Waymo put its self-driving Chrysler Pacifica minivan on display at CES 2019.
Waymo put its self-driving Chrysler Pacifica minivan on display at CES 2019.

Image: DAVID MCNEW/AFP/Getty Images

“Dashing through the snow in a Level 4 self-driving car…”

That’s what Google autonomous car spinoff Waymo is humming today (probably) after announcing plans for a self-driving car factory in southeast Michigan. 

The company said it’s building the “world’s first factory 100%-dedicated to the mass production” of Level 4 autonomous vehicles, which technically don’t require a driver in the front seat. (So far, Waymo has decided to keep a safety operator up front anyway.)

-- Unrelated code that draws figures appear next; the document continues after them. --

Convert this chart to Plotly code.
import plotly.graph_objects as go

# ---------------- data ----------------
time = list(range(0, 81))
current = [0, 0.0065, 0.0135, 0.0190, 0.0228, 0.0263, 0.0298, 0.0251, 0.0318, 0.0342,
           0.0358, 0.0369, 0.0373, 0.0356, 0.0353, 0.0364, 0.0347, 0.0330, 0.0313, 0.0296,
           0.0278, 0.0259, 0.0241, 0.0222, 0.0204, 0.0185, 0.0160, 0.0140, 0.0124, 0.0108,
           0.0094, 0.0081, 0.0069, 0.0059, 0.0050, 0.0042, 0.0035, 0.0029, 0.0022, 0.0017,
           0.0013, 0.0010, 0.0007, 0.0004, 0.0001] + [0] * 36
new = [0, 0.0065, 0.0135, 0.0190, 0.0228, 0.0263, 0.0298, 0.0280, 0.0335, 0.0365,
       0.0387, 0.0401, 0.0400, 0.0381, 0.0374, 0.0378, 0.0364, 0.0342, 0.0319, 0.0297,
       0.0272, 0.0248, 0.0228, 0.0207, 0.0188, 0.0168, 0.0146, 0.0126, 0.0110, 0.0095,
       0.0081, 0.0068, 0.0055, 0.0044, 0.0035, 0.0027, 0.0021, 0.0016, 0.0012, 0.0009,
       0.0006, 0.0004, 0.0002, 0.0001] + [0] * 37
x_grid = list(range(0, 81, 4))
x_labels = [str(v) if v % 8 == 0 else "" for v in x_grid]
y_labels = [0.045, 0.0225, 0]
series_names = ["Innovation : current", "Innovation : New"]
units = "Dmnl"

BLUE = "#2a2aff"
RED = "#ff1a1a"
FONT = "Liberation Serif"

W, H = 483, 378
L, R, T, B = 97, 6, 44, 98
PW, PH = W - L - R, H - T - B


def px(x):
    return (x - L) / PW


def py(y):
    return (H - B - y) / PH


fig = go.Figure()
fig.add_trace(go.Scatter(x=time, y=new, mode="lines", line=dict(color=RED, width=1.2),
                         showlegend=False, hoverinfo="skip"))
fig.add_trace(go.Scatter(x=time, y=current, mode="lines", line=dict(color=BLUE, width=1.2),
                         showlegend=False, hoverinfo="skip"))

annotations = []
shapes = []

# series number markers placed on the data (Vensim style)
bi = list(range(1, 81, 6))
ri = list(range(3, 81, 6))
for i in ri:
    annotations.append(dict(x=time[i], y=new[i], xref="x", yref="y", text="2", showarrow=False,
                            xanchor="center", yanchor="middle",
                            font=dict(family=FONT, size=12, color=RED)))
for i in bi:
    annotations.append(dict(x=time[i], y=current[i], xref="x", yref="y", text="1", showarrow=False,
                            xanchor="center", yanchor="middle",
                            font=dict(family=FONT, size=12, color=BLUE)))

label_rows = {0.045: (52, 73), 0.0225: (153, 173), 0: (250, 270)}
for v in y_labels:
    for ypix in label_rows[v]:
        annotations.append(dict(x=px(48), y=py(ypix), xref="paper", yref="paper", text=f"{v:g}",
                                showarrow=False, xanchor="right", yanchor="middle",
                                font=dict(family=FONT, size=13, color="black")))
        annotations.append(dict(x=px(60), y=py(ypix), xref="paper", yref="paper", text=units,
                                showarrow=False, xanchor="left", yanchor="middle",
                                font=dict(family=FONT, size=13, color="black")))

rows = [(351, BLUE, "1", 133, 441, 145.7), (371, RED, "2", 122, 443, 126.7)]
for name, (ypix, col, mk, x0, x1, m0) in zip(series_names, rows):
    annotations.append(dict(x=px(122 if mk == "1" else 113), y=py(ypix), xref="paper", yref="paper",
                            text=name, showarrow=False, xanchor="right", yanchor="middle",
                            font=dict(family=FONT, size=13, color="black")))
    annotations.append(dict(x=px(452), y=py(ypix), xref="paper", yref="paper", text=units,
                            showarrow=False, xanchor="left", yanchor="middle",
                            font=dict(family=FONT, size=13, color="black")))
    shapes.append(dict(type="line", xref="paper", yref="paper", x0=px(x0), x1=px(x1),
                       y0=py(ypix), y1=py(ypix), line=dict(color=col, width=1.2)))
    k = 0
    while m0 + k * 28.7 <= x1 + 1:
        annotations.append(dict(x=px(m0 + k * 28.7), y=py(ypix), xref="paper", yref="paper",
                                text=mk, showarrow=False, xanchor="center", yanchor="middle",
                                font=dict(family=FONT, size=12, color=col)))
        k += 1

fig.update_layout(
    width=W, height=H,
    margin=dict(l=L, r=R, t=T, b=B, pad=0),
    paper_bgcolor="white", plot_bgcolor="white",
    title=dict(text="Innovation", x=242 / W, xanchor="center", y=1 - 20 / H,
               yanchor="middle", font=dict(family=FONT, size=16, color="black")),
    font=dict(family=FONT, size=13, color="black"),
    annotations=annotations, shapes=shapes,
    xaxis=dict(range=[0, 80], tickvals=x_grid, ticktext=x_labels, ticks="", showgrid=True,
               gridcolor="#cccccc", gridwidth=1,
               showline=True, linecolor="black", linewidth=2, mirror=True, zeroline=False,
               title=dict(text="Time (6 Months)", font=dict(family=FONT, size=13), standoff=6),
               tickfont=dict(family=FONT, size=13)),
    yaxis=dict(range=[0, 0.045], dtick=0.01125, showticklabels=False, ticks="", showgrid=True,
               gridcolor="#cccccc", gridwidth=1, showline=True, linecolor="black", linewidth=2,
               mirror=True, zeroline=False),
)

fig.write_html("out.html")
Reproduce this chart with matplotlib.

The first order of business is finding a facility in Michigan and then hiring engineers, operations staff, and fleet coordinators to build and eventually test the self-driving cars. Waymo has a Michigan presence already with a development center in Novi that opened in 2016. The space served as a testing spot for the Chrysler Pacifica minivan, which was used in a self-driving taxi service launched last year in the Phoenix area. 

The minivans have also experienced snowy conditions before, but are mainly driven in warmer, dry climates like the San Francisco Bay Area and Arizona. In 2017, Waymo ventured out to the public roads in Michigan with the intention of testing its autonomous minivans in snow and ice.

But how well it can handle inclement weather has been questioned in recent months. Near Phoenix, a Waymo One rider told the Verge the car was put into manual mode because it couldn’t handle rain.

Waymo plans to put its own software and hardware into cars at the new factory with the help of Magna, an auto supplier that builds self-driving kits for Lyft’s autonomous vehicles. Waymo already leads the way in self-driven miles tested. Now it’s pushing even further towards a robot-car future.